Jonathan’s current research focuses on Cold War technology and, in particular, the use of American TOPS computer software by British Rail in the 1970’s.

4 Comments

  1. Charles H Morris 1st September 2020 at 2:30 pm - Reply

    Query Re the illustration of the blast furnaces with mechanical charging on the Banner of the Steel Workers Union. There was a system like this on a single blast furnace constructed by Head Wrightson at the Clarence Works of Dorman Long & Co Ltd, Middlesbrough. It is believed that a similar system was used in South Wales. Can anyone identify the system and/or the blast furnaces it was used on?

    • Fred Starr 3rd September 2020 at 11:06 pm - Reply

      The rather older blast furnaces on the South Durham site at South Bank, on the immediate outskirts of Middlesbrough, had the four column arrangement shown in the painting. ( That is older than the ones at Clay Lane at Dorman Long, the first of which were commissioned around 1957.)

      Looking at the picture, the valving arrangement at the tops seem to suggest that they are vent pipes for releasing pressure in the blast furnace or, more likely, to disperse blast furnace gas during charging.

  2. Dr Fred Starr FIMMM. FIE, MIMechE, CEng 3rd September 2020 at 6:30 pm - Reply

    Thanks for including this set…..it takes me back to a branch of Dorman Long about half a mile down from the Newport Bridge, where there was an ancient steel rolling mill producing “sections” which were not much more than a few inches across. It was similar, but perhaps a bit smaller than that shown in the painting of the “Modern Cross Country Mill”

    All the handling was done by men, and the conditions were appalling. Everything was much blacker than what was shown in the painting. The mill must have been part of the ironworks at Newport on the River Tees. When I was there in the early sixties, one could see the remains of the blast furnaces, as rings of barely visible brickwork next to a rough path leading from Dorman’s research centre to some buildings where we were attempting to plastic coat steel angle sections.

    There are no notes about the wrought iron puddling furnace. This might be of interest.

    Puddling was a method of removing carbon, silicon and phosphorous from pig iron, which on completion produced wrought iron, a material with similar properties to “steel” as most of us know it.
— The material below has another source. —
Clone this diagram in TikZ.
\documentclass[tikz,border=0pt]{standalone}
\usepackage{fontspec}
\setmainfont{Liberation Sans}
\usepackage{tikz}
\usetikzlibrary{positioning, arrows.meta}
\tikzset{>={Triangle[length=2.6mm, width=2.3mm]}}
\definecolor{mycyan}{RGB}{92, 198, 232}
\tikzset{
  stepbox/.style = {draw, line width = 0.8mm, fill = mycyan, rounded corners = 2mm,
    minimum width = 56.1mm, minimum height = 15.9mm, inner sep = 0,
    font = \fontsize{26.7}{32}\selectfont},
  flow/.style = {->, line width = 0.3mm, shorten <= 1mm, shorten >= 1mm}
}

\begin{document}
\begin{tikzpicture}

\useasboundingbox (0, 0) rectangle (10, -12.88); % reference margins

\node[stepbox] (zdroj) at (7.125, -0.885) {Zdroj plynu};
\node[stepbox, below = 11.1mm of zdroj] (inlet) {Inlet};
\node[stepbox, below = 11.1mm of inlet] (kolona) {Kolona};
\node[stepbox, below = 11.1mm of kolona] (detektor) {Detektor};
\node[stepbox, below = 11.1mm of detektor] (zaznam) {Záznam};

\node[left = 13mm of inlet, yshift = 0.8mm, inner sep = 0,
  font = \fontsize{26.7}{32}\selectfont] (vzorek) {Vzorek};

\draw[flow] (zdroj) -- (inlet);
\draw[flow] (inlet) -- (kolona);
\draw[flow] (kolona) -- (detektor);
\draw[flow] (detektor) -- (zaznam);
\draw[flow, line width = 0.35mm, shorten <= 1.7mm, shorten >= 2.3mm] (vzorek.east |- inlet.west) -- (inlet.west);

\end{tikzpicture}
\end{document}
That is, like “mild steel”, wrought iron had high ductility, could be bent at room and high temperature, and had more than enough strength to be used in applications where high tensile strength was needed. Up to late Victorian times, it was rolled down to make railway lines, girders and plates, and forged to make the connecting rods and crankshafts of steam engines.

    But, as the painting indicates, puddling was a slow and manpower intensive technique, and with the coming of the manufacture of mild steel, using the Bessemer and Open Hearth processes, wrought iron began to disappear. There would have been very few outfits making wrought iron in the 1920s. On Teesside, puddling using the high phosphorous pig irons, made from the ores of the Cleveland Hills may have had special value when the Basic Bessemer process was in use……The slag from the puddling furnace could be treated in such a way that it could be added to the charge of a blast furnace.

    What we are seeing is the final stage in the puddling process. The bulks of pig iron that have been melted down in the furnace have been partially oxidised, turning the carbon into carbon monoxide and the silicon into an iron silicate slag, but leaving an almost pure iron behind. The procedure raises the melting point of the mass in the puddling furnace from around 1150° to well over 1500°C (adding impurities to a pure element almost invariably reduces the melting temperature). As the furnace cannot attain the melting point of pure iron, the puddled iron consists of a semi-solid mass. In consistency, it would be like globs of plasticine stuck together with honey. The plasticine being the iron, very soft at such a high temperature, and the honey, the semi molten, iron silicate slag.

    In this form the puddled iron is cut up, while in the furnace, into irregularly shaped balls which are dragged out of the furnace onto the small cart, as shown in the picture. Each ball is then wheeled off to a forging hammer where the bulk of the slag is squeezed out. As the artist has tried to show, the “ball” is incandescent.

    Puddling Ball of Pig Iron © Fred Starr

  3. H. Rees 14th January 2022 at 6:40 pm - Reply

    My late great uncle was presented with a print of these paintings by BISAKTA when he left the Bryngwyn Steel works in 1927 and I’ve been trying to find out more about it and the artist so this is very interesting to read. His print contains all 11 pictures. The print now hangs in the Canolfan Gorseinon, a community centre built on the site of the steelworks.